Last time I wrote a blog post, over six months ago, the ramifications of my mother’s dementia hadn’t sunk in. My sisters and I thought she’d maintain her then level of dottiness for at least a few years. Talk about ignorance being bliss! There’s nothing like senile dementia to make me–the daughter who didn’t sail into adulthood gracefully, the daughter who longed to remain forever a pseudo-adult–to…well…grow up. I’ve had to let go of the notion that I’m fancy-free, that I can succumb to my wanderlust at anytime.

Might as well have told me that I’d have to chop off a leg.

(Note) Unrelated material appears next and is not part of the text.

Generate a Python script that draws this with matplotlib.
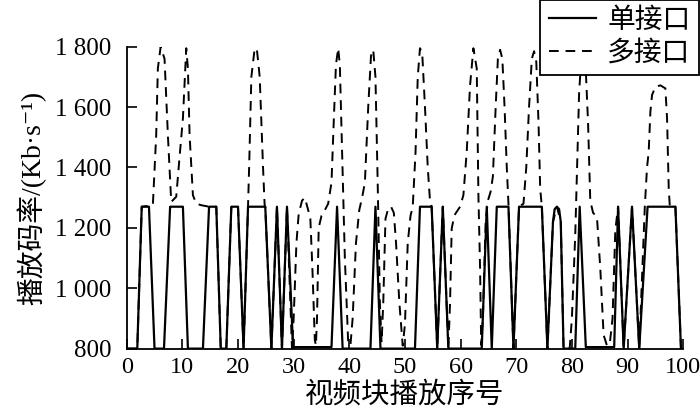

In the last six months, I’ve also let go of the notion that I can continue on with no health insurance, working as little as I can get away with so that I can write fiction. Full-time job, here I come, and, believe me, I’m ambivalent.

And, last but not least, I’ve let go of the notion that I’ll land the perfect agent and land a fabulous publishing contract. Not saying that it couldn’t happen, only that it’s not a slam-dunk, and that given the new indie world of small presses and self-publishing, I can now do what I want. I know so many established novelists who are self-publishing, yet, it’s like cutting off the other leg to let go of my dream of the fancy New York agent and editor.

Make decisions about Mom’s care…Make decisions about my financial and physical wellbeing…Make decisions about how to achieve readership. Sounds like full-fledged adulthood to me.

Truth: I’ve been holding on so tight to my cherished notions about myself, my lifestyle, and my dreams that I’ve squeezed the life out of them.

I titled this post “The Fine Art of Letting Go,” but I don’t know if there’s a fine art to letting go. It’s effing demoralizing and frustrating and depressing. In my case, there’s been a lot of screaming while I drive (cathartic) and crying into my pillow (not so cathartic).

What I do know is this: holding tight is all about the ego, and my ego is the ultimate harridan. She’s a beady-eyed, shriveled thing who points her finger at me, sneers, and says, Choke down that humble pie, oh unpublished novelist. You’re a failure at the one dream you’ve ever had and now what will everyone on Facebook think of you?

Hard to ignore the ego sometimes, but the truth is that I’ve got to deal with what I’ve got to deal with: family, finances, health care…All that boring, unspecial stuff. I’m just like everyone else, after all.

I may not know squat about the fine art of letting go, but I gotta hope that there’s a fine art of letting IN new possibilities. That’s what I’m working on now.